WHAT IS NEEDED: All the data must come back unchanged, except that pictures are left out.

PROVIDED MATERIAL:
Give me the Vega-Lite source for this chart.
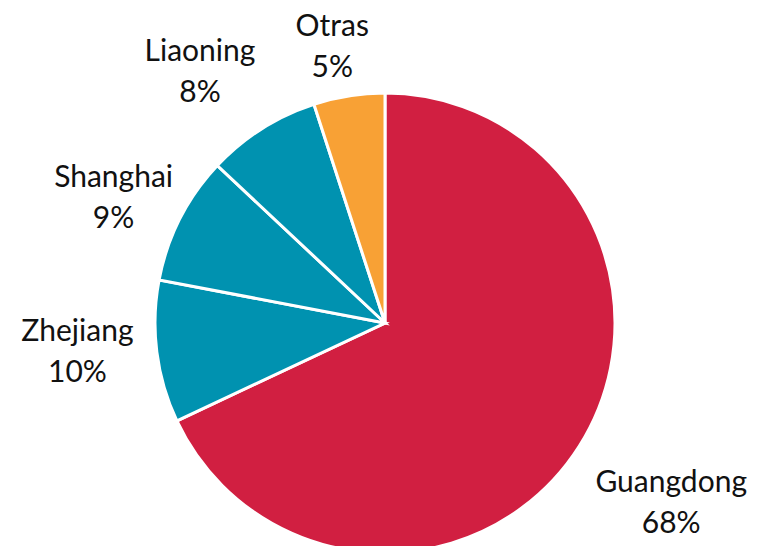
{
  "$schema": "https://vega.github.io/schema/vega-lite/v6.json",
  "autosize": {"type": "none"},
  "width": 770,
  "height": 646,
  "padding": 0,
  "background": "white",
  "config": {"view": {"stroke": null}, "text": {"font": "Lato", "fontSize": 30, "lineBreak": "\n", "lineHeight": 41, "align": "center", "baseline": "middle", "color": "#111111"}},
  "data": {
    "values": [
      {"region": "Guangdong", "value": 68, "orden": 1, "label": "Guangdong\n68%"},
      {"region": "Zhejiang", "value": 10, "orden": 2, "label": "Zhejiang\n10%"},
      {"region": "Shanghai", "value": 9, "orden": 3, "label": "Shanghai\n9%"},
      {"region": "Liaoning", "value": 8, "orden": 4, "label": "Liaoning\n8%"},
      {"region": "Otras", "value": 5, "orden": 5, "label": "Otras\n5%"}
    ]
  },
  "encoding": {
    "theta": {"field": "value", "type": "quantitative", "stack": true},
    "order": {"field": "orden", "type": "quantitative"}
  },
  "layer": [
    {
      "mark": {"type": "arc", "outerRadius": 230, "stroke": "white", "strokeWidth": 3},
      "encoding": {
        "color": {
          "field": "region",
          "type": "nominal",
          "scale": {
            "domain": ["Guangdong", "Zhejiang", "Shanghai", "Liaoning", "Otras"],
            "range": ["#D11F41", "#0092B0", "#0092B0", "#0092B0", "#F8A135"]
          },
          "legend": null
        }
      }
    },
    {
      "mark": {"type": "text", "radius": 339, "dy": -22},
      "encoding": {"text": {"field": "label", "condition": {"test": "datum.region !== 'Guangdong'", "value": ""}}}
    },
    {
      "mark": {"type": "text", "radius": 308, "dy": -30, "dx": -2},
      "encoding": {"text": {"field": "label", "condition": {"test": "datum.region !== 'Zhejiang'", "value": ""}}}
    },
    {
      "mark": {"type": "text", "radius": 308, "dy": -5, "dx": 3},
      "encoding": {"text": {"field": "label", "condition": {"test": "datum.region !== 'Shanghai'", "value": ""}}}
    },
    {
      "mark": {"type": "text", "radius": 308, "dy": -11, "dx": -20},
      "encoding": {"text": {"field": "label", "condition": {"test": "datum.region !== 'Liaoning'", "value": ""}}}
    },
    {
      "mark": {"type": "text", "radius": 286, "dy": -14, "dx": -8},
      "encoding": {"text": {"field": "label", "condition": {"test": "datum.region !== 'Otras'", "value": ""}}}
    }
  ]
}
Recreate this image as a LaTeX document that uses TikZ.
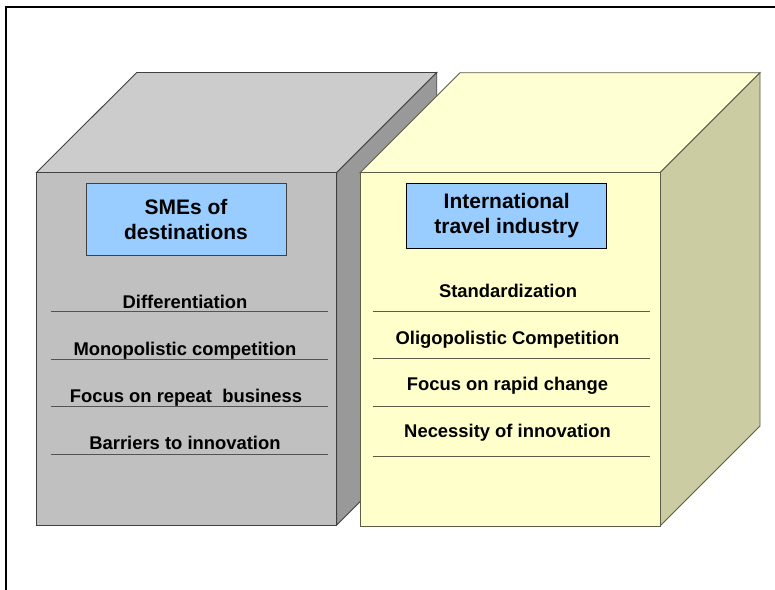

CORRECT RESULT:
Give me the Vega-Lite source for this chart.
{
  "$schema": "https://vega.github.io/schema/vega-lite/v6.json",
  "autosize": {"type": "none"},
  "width": 770,
  "height": 646,
  "padding": 0,
  "background": "white",
  "config": {"view": {"stroke": null}, "text": {"font": "Lato", "fontSize": 30, "lineBreak": "\n", "lineHeight": 41, "align": "center", "baseline": "middle", "color": "#111111"}},
  "data": {
    "values": [
      {"region": "Guangdong", "value": 68, "orden": 1, "label": "Guangdong\n68%"},
      {"region": "Zhejiang", "value": 10, "orden": 2, "label": "Zhejiang\n10%"},
      {"region": "Shanghai", "value": 9, "orden": 3, "label": "Shanghai\n9%"},
      {"region": "Liaoning", "value": 8, "orden": 4, "label": "Liaoning\n8%"},
      {"region": "Otras", "value": 5, "orden": 5, "label": "Otras\n5%"}
    ]
  },
  "encoding": {
    "theta": {"field": "value", "type": "quantitative", "stack": true},
    "order": {"field": "orden", "type": "quantitative"}
  },
  "layer": [
    {
      "mark": {"type": "arc", "outerRadius": 230, "stroke": "white", "strokeWidth": 3},
      "encoding": {
        "color": {
          "field": "region",
          "type": "nominal",
          "scale": {
            "domain": ["Guangdong", "Zhejiang", "Shanghai", "Liaoning", "Otras"],
            "range": ["#D11F41", "#0092B0", "#0092B0", "#0092B0", "#F8A135"]
          },
          "legend": null
        }
      }
    },
    {
      "mark": {"type": "text", "radius": 339, "dy": -22},
      "encoding": {"text": {"field": "label", "condition": {"test": "datum.region !== 'Guangdong'", "value": ""}}}
    },
    {
      "mark": {"type": "text", "radius": 308, "dy": -30, "dx": -2},
      "encoding": {"text": {"field": "label", "condition": {"test": "datum.region !== 'Zhejiang'", "value": ""}}}
    },
    {
      "mark": {"type": "text", "radius": 308, "dy": -5, "dx": 3},
      "encoding": {"text": {"field": "label", "condition": {"test": "datum.region !== 'Shanghai'", "value": ""}}}
    },
    {
      "mark": {"type": "text", "radius": 308, "dy": -11, "dx": -20},
      "encoding": {"text": {"field": "label", "condition": {"test": "datum.region !== 'Liaoning'", "value": ""}}}
    },
    {
      "mark": {"type": "text", "radius": 286, "dy": -14, "dx": -8},
      "encoding": {"text": {"field": "label", "condition": {"test": "datum.region !== 'Otras'", "value": ""}}}
    }
  ]
}
Recreate this image as a LaTeX document that uses TikZ.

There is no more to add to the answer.